Looking back, virtually the whole of our year has been spent in the virtual world of hardware emulation and this IBC our stand is packed with virtual products; FLX Virtual Clocks and Timers which use low-cost HDMI screens for display, i-PPM which uses TFT screens that look like – and behave like – conventional level meters and MIDAS (Multi-Instance ACCESS Software) codecs from Comrex which are being used as part of the BBC Virtual Local Radio project (ViLoR), behaving just like the hardware equivalents they are replacing.

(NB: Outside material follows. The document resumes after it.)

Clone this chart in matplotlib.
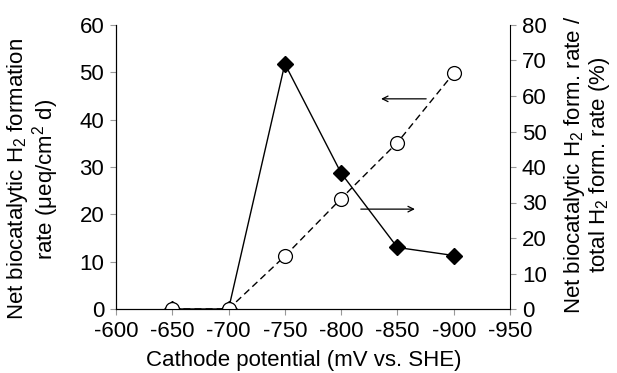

Compared with a software application, dedicated hardware has big advantages – dedicated hardware for a start – and designed for a specific purpose, hardware devices generally do what they do and do it well. On the other hand, software has big advantages, flexibility being perhaps the highest on the list.
But by being able to easily offer so many choices in software, what should be a straightforward simulated device can become cluttered with distracting features that only serve to confuse. Take for example the smartphone – good at everything – except making a call. I rest my case.

And herein lies the key; by making all this virtual stuff behave just like the ‘real thing’ – constraining it to the hardware version in effect – with luck and good management, it will still be straightforward to use. The flexibility provided by software of course has its advantages but there can be so much realtime data available that meaningful interpretation becomes difficult.

A hardware box may have a light showing ‘OK’ but in software, there are likely to be many degrees of ‘OK’ and whilst becoming better informed, you are quite likely to end-up none-the-wiser. Just like the weather forecast, we don’t need to know every minute of every day, just whether to take a coat – or not.
We took this thought with us with our MCC Multi-Codec Control ‘Glass Cockpit’ which provides the user interface for both hardware and MIDAS software ACCESS codecs. Simple Dial buttons produce the address book whilst realtime graphs show how a connection may be deteriorating and virtual ‘traffic lights’ show connection status at-a-glance – three degrees of ‘OK’ if you like.

With FLX, our virtual clock and timer system, users can choose combinations of timers and clocks of any type, in any colour, in any size and on any display, making it extremely flexible. However, it is still intuitive and easy-to-use. And in the spirit of emulating hardware, we have gone to a great deal of trouble to produce graphical images that match our conventional digital and analogue clock ranges. So many choices…

Our iPPM looks just like a conventional audio monitoring unit but uses TFT screens to emulate conventional 22AF PPMs (or VU meters, or Bargraphs, or Loudness Meters or LED meters), selectable in combinations and they look and behave just like the real thing. So many choices – at the touch of a button.

It all seems so simple but while from above we seem like swans gliding along, we are actually paddling like hell underneath.